### [Problem details]
Count every line of the listing where the string "that" occurs, and reply with the count alone.
-- start Data excerpt --
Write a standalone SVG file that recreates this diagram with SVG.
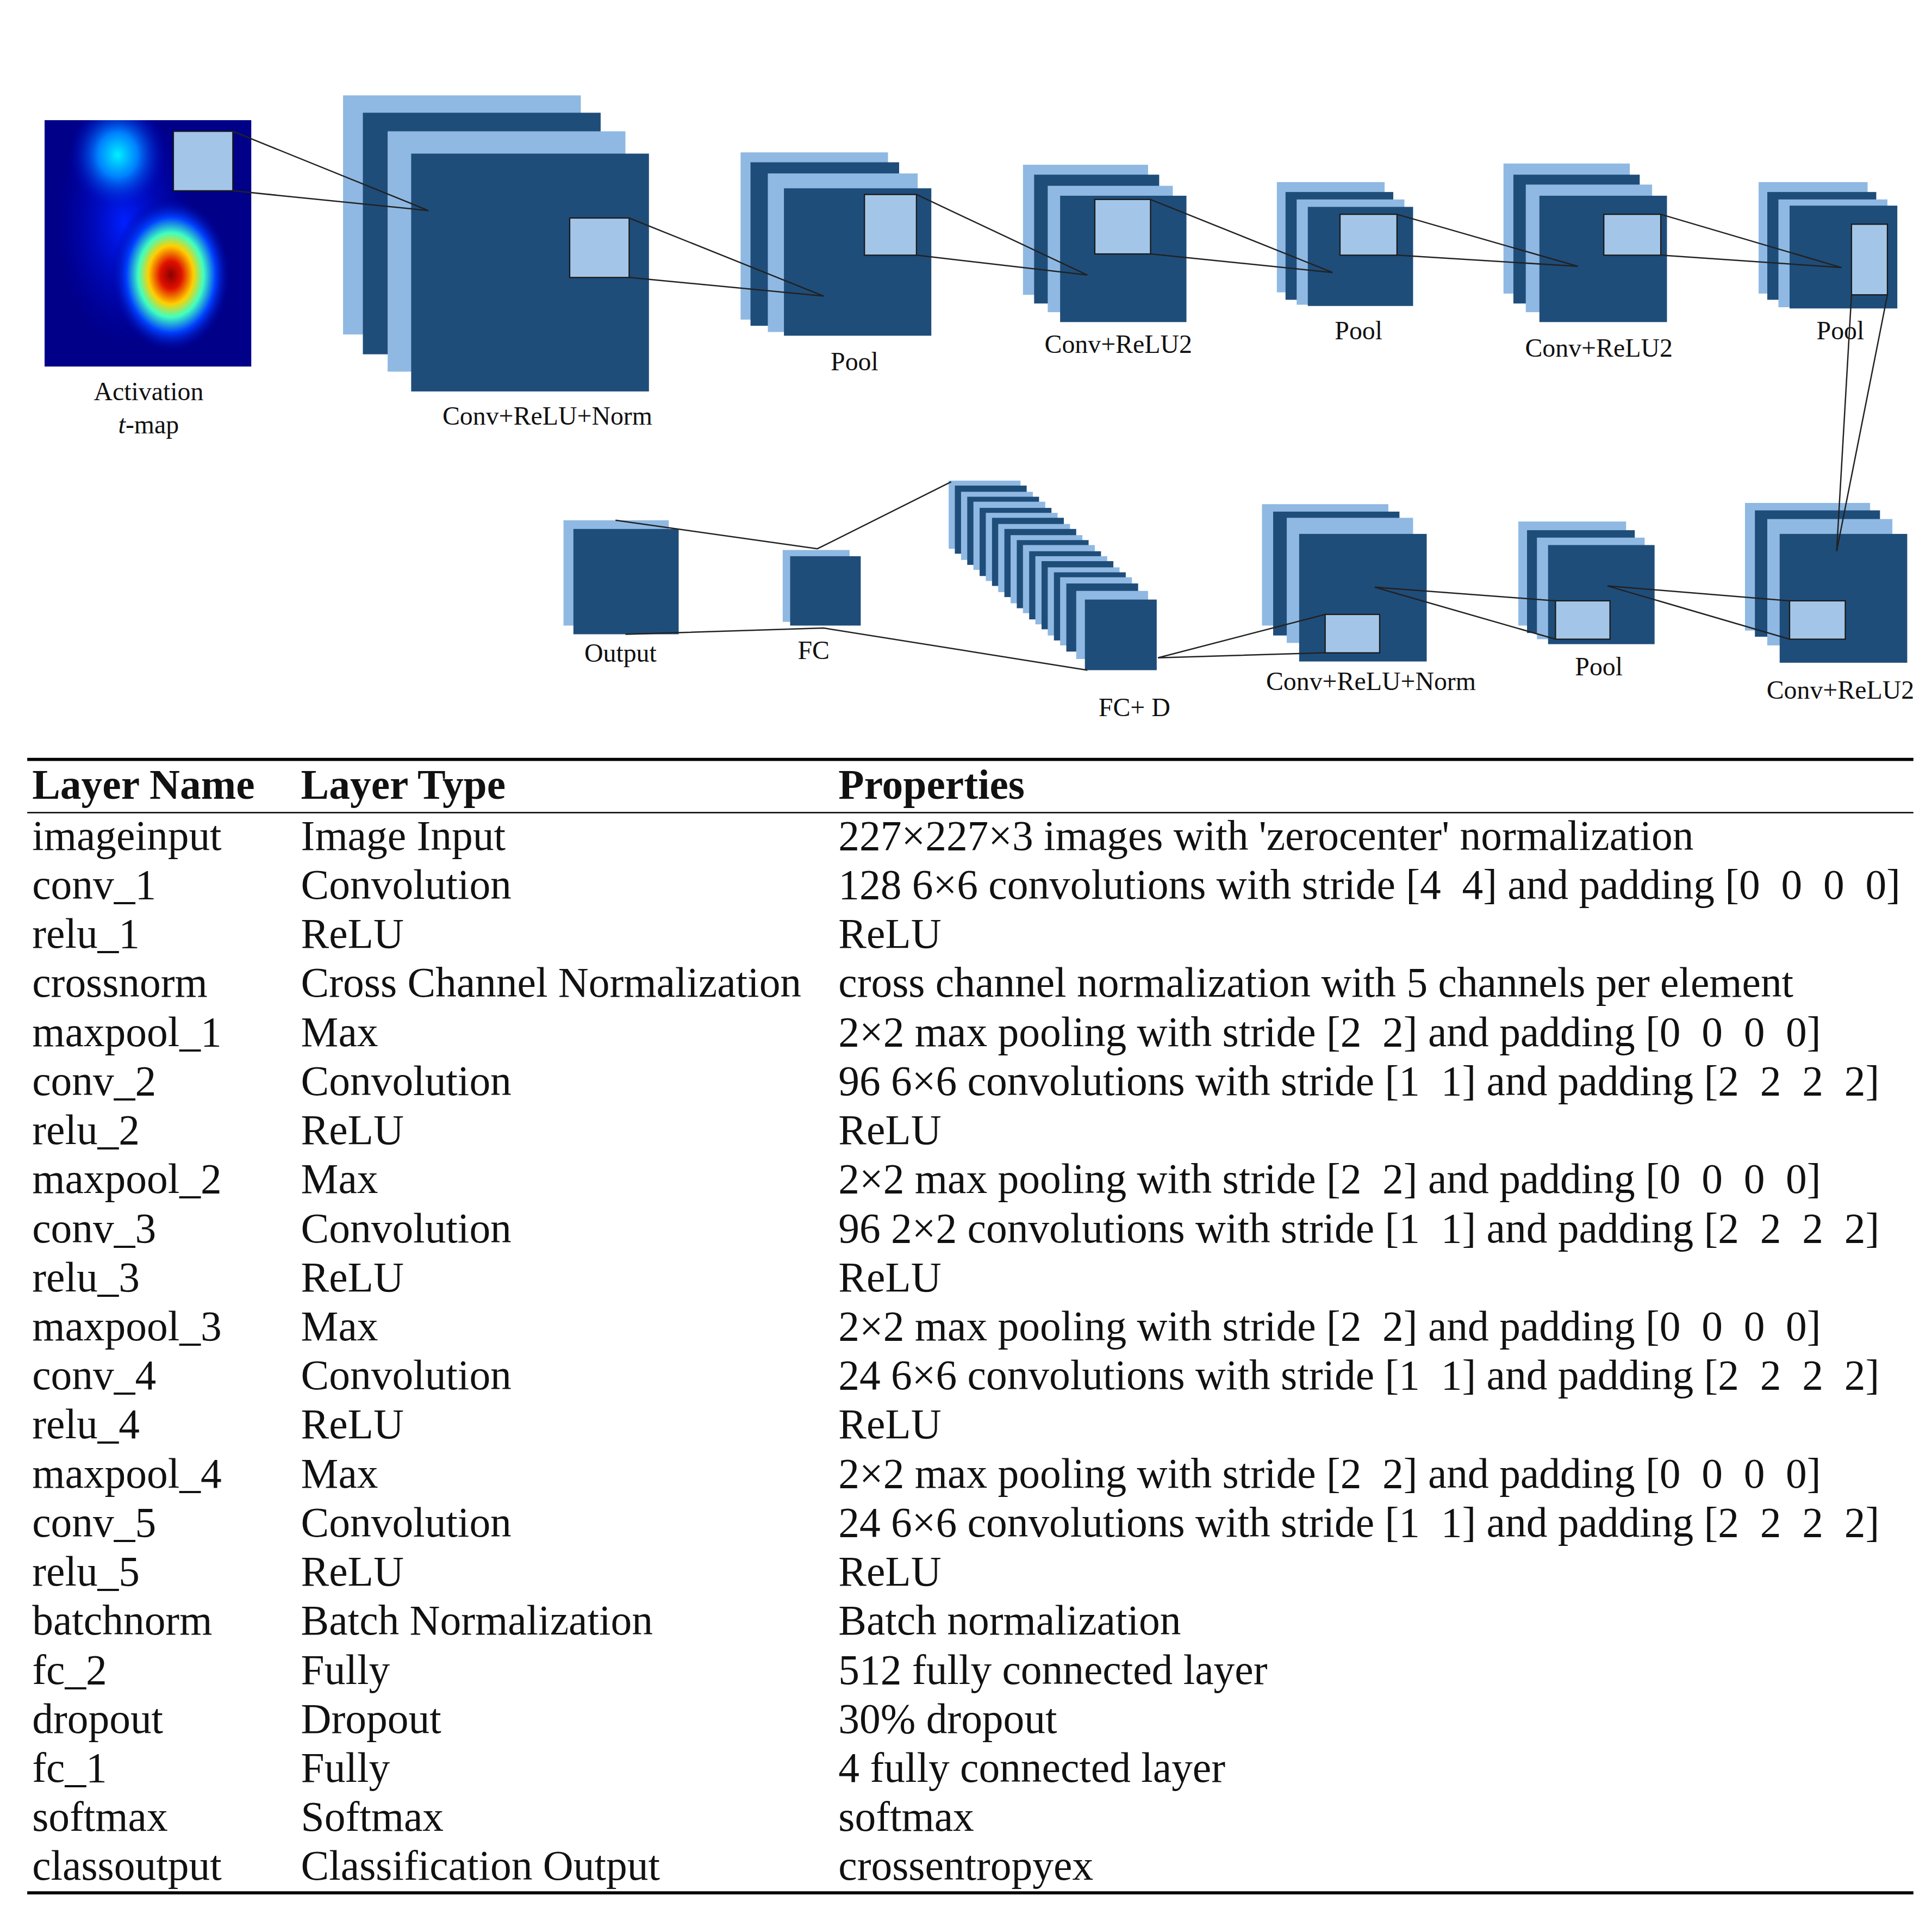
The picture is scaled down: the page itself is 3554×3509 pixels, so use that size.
<svg xmlns="http://www.w3.org/2000/svg" width="3554" height="3509" viewBox="0 0 3554 3509">
<style>
.l{fill:#8fb9e2}.d{fill:#1f4d7a}.sq{fill:#a3c6e8;stroke:#1a1a1a;stroke-width:1}
.c line,.c polyline{stroke:#222;stroke-width:1.1;fill:none}
.lb{font-family:"Liberation Serif",serif;font-size:21px;text-anchor:middle;fill:#111}
.t{font-family:"Liberation Serif",serif;font-size:34px;fill:#111;white-space:pre}
.h{font-weight:bold}
</style>
<defs>
<radialGradient id="hot" cx="0.5" cy="0.5" r="0.5">
<stop offset="0" stop-color="#8b0000"/><stop offset="0.18" stop-color="#e01000"/><stop offset="0.38" stop-color="#ffd000"/><stop offset="0.55" stop-color="#40ffc0"/><stop offset="0.75" stop-color="#0040ff"/><stop offset="1" stop-color="#0000a0" stop-opacity="0"/>
</radialGradient>
<radialGradient id="cy" cx="0.5" cy="0.5" r="0.5">
<stop offset="0" stop-color="#00f0ff"/><stop offset="0.4" stop-color="#0080ff"/><stop offset="1" stop-color="#0000c0" stop-opacity="0"/>
</radialGradient>
<radialGradient id="bl" cx="0.5" cy="0.5" r="0.5">
<stop offset="0" stop-color="#0020ff"/><stop offset="1" stop-color="#0000c0" stop-opacity="0"/>
</radialGradient>
<clipPath id="hm"><rect x="36" y="97" width="167" height="199"/></clipPath>
</defs>
<rect width="3554" height="3509" fill="#fff"/>
<g transform="scale(2.2782)">
<g id="tmap">
<g clip-path="url(#hm)">
<rect x="36" y="97" width="167" height="199" fill="#000088"/>
<ellipse cx="100" cy="180" rx="55" ry="100" fill="url(#bl)"/>
<ellipse cx="95" cy="125" rx="40" ry="45" fill="url(#cy)"/>
<ellipse cx="138" cy="222" rx="48" ry="62" fill="url(#hot)"/>
</g>
<rect class="sq" x="140" y="106" width="48" height="48"/>
<text class="lb" x="120" y="323">Activation</text>
<text class="lb" x="120" y="350"><tspan font-style="italic">t</tspan>-map</text>
</g>
<g id="conv1">
<rect class="l" x="277" y="77" width="192" height="193"/><rect class="d" x="293" y="91" width="192" height="195"/><rect class="l" x="313" y="106" width="192" height="194"/><rect class="d" x="332" y="124" width="192" height="192"/>
<rect class="sq" x="460" y="176" width="48" height="48"/>
<text class="lb" x="442" y="343">Conv+ReLU+Norm</text>
</g>
<g id="pool1">
<rect class="l" x="598" y="123" width="119" height="135"/><rect class="d" x="606" y="131" width="120" height="132"/><rect class="l" x="620" y="140" width="121" height="128"/><rect class="d" x="633" y="152" width="119" height="119"/>
<rect class="sq" x="698" y="157" width="42" height="49"/>
<text class="lb" x="690" y="299">Pool</text>
</g>
<g id="conv2">
<rect class="l" x="826" y="133" width="101" height="105"/><rect class="d" x="835" y="141" width="101" height="104"/><rect class="l" x="846" y="150" width="101" height="102"/><rect class="d" x="856" y="158" width="102" height="102"/>
<rect class="sq" x="884" y="161" width="45" height="44"/>
<text class="lb" x="903" y="285">Conv+ReLU2</text>
</g>
<g id="pool2">
<rect class="l" x="1031" y="147" width="87" height="89"/><rect class="d" x="1038" y="155" width="87" height="87"/><rect class="l" x="1047" y="161" width="87" height="85"/><rect class="d" x="1056" y="167" width="85" height="80"/>
<rect class="sq" x="1082" y="173" width="46" height="33"/>
<text class="lb" x="1097" y="274">Pool</text>
</g>
<g id="conv3">
<rect class="l" x="1214" y="132" width="102" height="105"/><rect class="d" x="1222" y="141" width="102" height="104"/><rect class="l" x="1232" y="149" width="102" height="103"/><rect class="d" x="1243" y="158" width="103" height="102"/>
<rect class="sq" x="1295" y="173" width="46" height="33"/>
<text class="lb" x="1291" y="288">Conv+ReLU2</text>
</g>
<g id="pool3">
<rect class="l" x="1420" y="147" width="88" height="90"/><rect class="d" x="1427" y="155" width="88" height="87"/><rect class="l" x="1436" y="161" width="88" height="87"/><rect class="d" x="1445" y="166" width="87" height="83"/>
<rect class="sq" x="1495" y="181" width="29" height="57"/>
<text class="lb" x="1486" y="274">Pool</text>
</g>
<g id="conv4">
<rect class="l" x="1409" y="406" width="101" height="103"/><rect class="d" x="1417" y="412" width="101" height="102"/><rect class="l" x="1427" y="419" width="101" height="102"/><rect class="d" x="1437" y="431" width="103" height="104"/>
<rect class="sq" x="1445" y="485" width="45" height="31"/>
<text class="lb" x="1486" y="564">Conv+ReLU2</text>
</g>
<g id="pool4">
<rect class="l" x="1226" y="421" width="87" height="84"/><rect class="d" x="1233" y="428" width="87" height="83"/><rect class="l" x="1241" y="434" width="87" height="82"/><rect class="d" x="1250" y="440" width="86" height="80"/>
<rect class="sq" x="1256" y="485" width="44" height="31"/>
<text class="lb" x="1291" y="545">Pool</text>
</g>
<g id="conv5">
<rect class="l" x="1019" y="407" width="102" height="98"/><rect class="d" x="1028" y="413" width="102" height="100"/><rect class="l" x="1039" y="418" width="102" height="101"/><rect class="d" x="1049" y="431" width="103" height="103"/>
<rect class="sq" x="1070" y="496" width="44" height="31"/>
<text class="lb" x="1107" y="557">Conv+ReLU+Norm</text>
</g>
<g id="fcd">
<rect class="l" x="766" y="388" width="58" height="55"/><rect class="d" x="771" y="392" width="58" height="55"/>
<rect class="l" x="776" y="397" width="58" height="55"/><rect class="d" x="781" y="401" width="58" height="55"/>
<rect class="l" x="786" y="405" width="58" height="55"/><rect class="d" x="791" y="410" width="58" height="55"/>
<rect class="l" x="796" y="414" width="58" height="55"/><rect class="d" x="801" y="418" width="58" height="55"/>
<rect class="l" x="806" y="423" width="58" height="55"/><rect class="d" x="811" y="427" width="58" height="55"/>
<rect class="l" x="816" y="432" width="58" height="55"/><rect class="d" x="821" y="436" width="58" height="55"/>
<rect class="l" x="826" y="440" width="58" height="55"/><rect class="d" x="831" y="445" width="58" height="55"/>
<rect class="l" x="836" y="449" width="58" height="55"/><rect class="d" x="841" y="453" width="58" height="55"/>
<rect class="l" x="846" y="458" width="58" height="55"/><rect class="d" x="851" y="462" width="58" height="55"/>
<rect class="l" x="856" y="466" width="58" height="55"/><rect class="d" x="861" y="471" width="58" height="55"/>
<rect class="l" x="869" y="477" width="58" height="55"/><rect class="d" x="876" y="484" width="58" height="57"/>
<text class="lb" x="916" y="578">FC+ D</text>
</g>
<g id="fc">
<rect class="l" x="632" y="444" width="54" height="58"/><rect class="d" x="638" y="449" width="57" height="56"/>
<text class="lb" x="657" y="532">FC</text>
</g>
<g id="output">
<rect class="l" x="455" y="420" width="85" height="85"/><rect class="d" x="463" y="427" width="85" height="85"/>
<text class="lb" x="501" y="534">Output</text>
</g>
<g class="c" id="connectors">
<polyline points="188,106 346,170 188,154"/>
<polyline points="508,176 665,239 508,224"/>
<polyline points="740,157 878,222 740,206"/>
<polyline points="929,161 1076,220 929,205"/>
<polyline points="1128,173 1274,215 1128,206"/>
<polyline points="1341,173 1487,216 1341,206"/>
<polyline points="1495,238 1483,445 1524,238"/>
<polyline points="1445,485 1298,473 1445,516"/>
<polyline points="1256,485 1110,474 1256,516"/>
<polyline points="1070,496 935,531 1070,527"/>
<polyline points="768,389 660,443 497,420"/>
<polyline points="878,541 665,507 505,512"/>
</g>
<g id="table">
<line x1="22" y1="613" x2="1545" y2="613" stroke="#000" stroke-width="2.5"/>
<line x1="22" y1="656" x2="1545" y2="656" stroke="#000" stroke-width="1.2"/>
<line x1="22" y1="1528" x2="1545" y2="1528" stroke="#000" stroke-width="2.5"/>
<g transform="translate(0,-3)">
<text class="t h" x="26" y="648">Layer Name</text><text class="t h" x="243" y="648">Layer Type</text><text class="t h" x="677" y="648">Properties</text>
<text class="t" x="26" y="689">imageinput</text><text class="t" x="243" y="689">Image Input</text><text class="t" x="677" y="689">227×227×3 images with 'zerocenter' normalization</text>
<text class="t" x="26" y="728.6">conv_1</text><text class="t" x="243" y="728.6">Convolution</text><text class="t" x="677" y="728.6">128 6×6 convolutions with stride [4  4] and padding [0  0  0  0]</text>
<text class="t" x="26" y="768.2">relu_1</text><text class="t" x="243" y="768.2">ReLU</text><text class="t" x="677" y="768.2">ReLU</text>
<text class="t" x="26" y="807.8">crossnorm</text><text class="t" x="243" y="807.8">Cross Channel Normalization</text><text class="t" x="677" y="807.8">cross channel normalization with 5 channels per element</text>
<text class="t" x="26" y="847.4">maxpool_1</text><text class="t" x="243" y="847.4">Max</text><text class="t" x="677" y="847.4">2×2 max pooling with stride [2  2] and padding [0  0  0  0]</text>
<text class="t" x="26" y="887">conv_2</text><text class="t" x="243" y="887">Convolution</text><text class="t" x="677" y="887">96 6×6 convolutions with stride [1  1] and padding [2  2  2  2]</text>
<text class="t" x="26" y="926.6">relu_2</text><text class="t" x="243" y="926.6">ReLU</text><text class="t" x="677" y="926.6">ReLU</text>
<text class="t" x="26" y="966.2">maxpool_2</text><text class="t" x="243" y="966.2">Max</text><text class="t" x="677" y="966.2">2×2 max pooling with stride [2  2] and padding [0  0  0  0]</text>
<text class="t" x="26" y="1005.8">conv_3</text><text class="t" x="243" y="1005.8">Convolution</text><text class="t" x="677" y="1005.8">96 2×2 convolutions with stride [1  1] and padding [2  2  2  2]</text>
<text class="t" x="26" y="1045.4">relu_3</text><text class="t" x="243" y="1045.4">ReLU</text><text class="t" x="677" y="1045.4">ReLU</text>
<text class="t" x="26" y="1085">maxpool_3</text><text class="t" x="243" y="1085">Max</text><text class="t" x="677" y="1085">2×2 max pooling with stride [2  2] and padding [0  0  0  0]</text>
<text class="t" x="26" y="1124.6">conv_4</text><text class="t" x="243" y="1124.6">Convolution</text><text class="t" x="677" y="1124.6">24 6×6 convolutions with stride [1  1] and padding [2  2  2  2]</text>
<text class="t" x="26" y="1164.2">relu_4</text><text class="t" x="243" y="1164.2">ReLU</text><text class="t" x="677" y="1164.2">ReLU</text>
<text class="t" x="26" y="1203.8">maxpool_4</text><text class="t" x="243" y="1203.8">Max</text><text class="t" x="677" y="1203.8">2×2 max pooling with stride [2  2] and padding [0  0  0  0]</text>
<text class="t" x="26" y="1243.4">conv_5</text><text class="t" x="243" y="1243.4">Convolution</text><text class="t" x="677" y="1243.4">24 6×6 convolutions with stride [1  1] and padding [2  2  2  2]</text>
<text class="t" x="26" y="1283">relu_5</text><text class="t" x="243" y="1283">ReLU</text><text class="t" x="677" y="1283">ReLU</text>
<text class="t" x="26" y="1322.6">batchnorm</text><text class="t" x="243" y="1322.6">Batch Normalization</text><text class="t" x="677" y="1322.6">Batch normalization</text>
<text class="t" x="26" y="1362.2">fc_2</text><text class="t" x="243" y="1362.2">Fully</text><text class="t" x="677" y="1362.2">512 fully connected layer</text>
<text class="t" x="26" y="1401.8">dropout</text><text class="t" x="243" y="1401.8">Dropout</text><text class="t" x="677" y="1401.8">30% dropout</text>
<text class="t" x="26" y="1441.4">fc_1</text><text class="t" x="243" y="1441.4">Fully</text><text class="t" x="677" y="1441.4">4 fully connected layer</text>
<text class="t" x="26" y="1481">softmax</text><text class="t" x="243" y="1481">Softmax</text><text class="t" x="677" y="1481">softmax</text>
<text class="t" x="26" y="1520.6">classoutput</text><text class="t" x="243" y="1520.6">Classification Output</text><text class="t" x="677" y="1520.6">crossentropyex</text>
</g>
</g>
</g>
</svg>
-- end Data excerpt --
### [Answer for the task]
2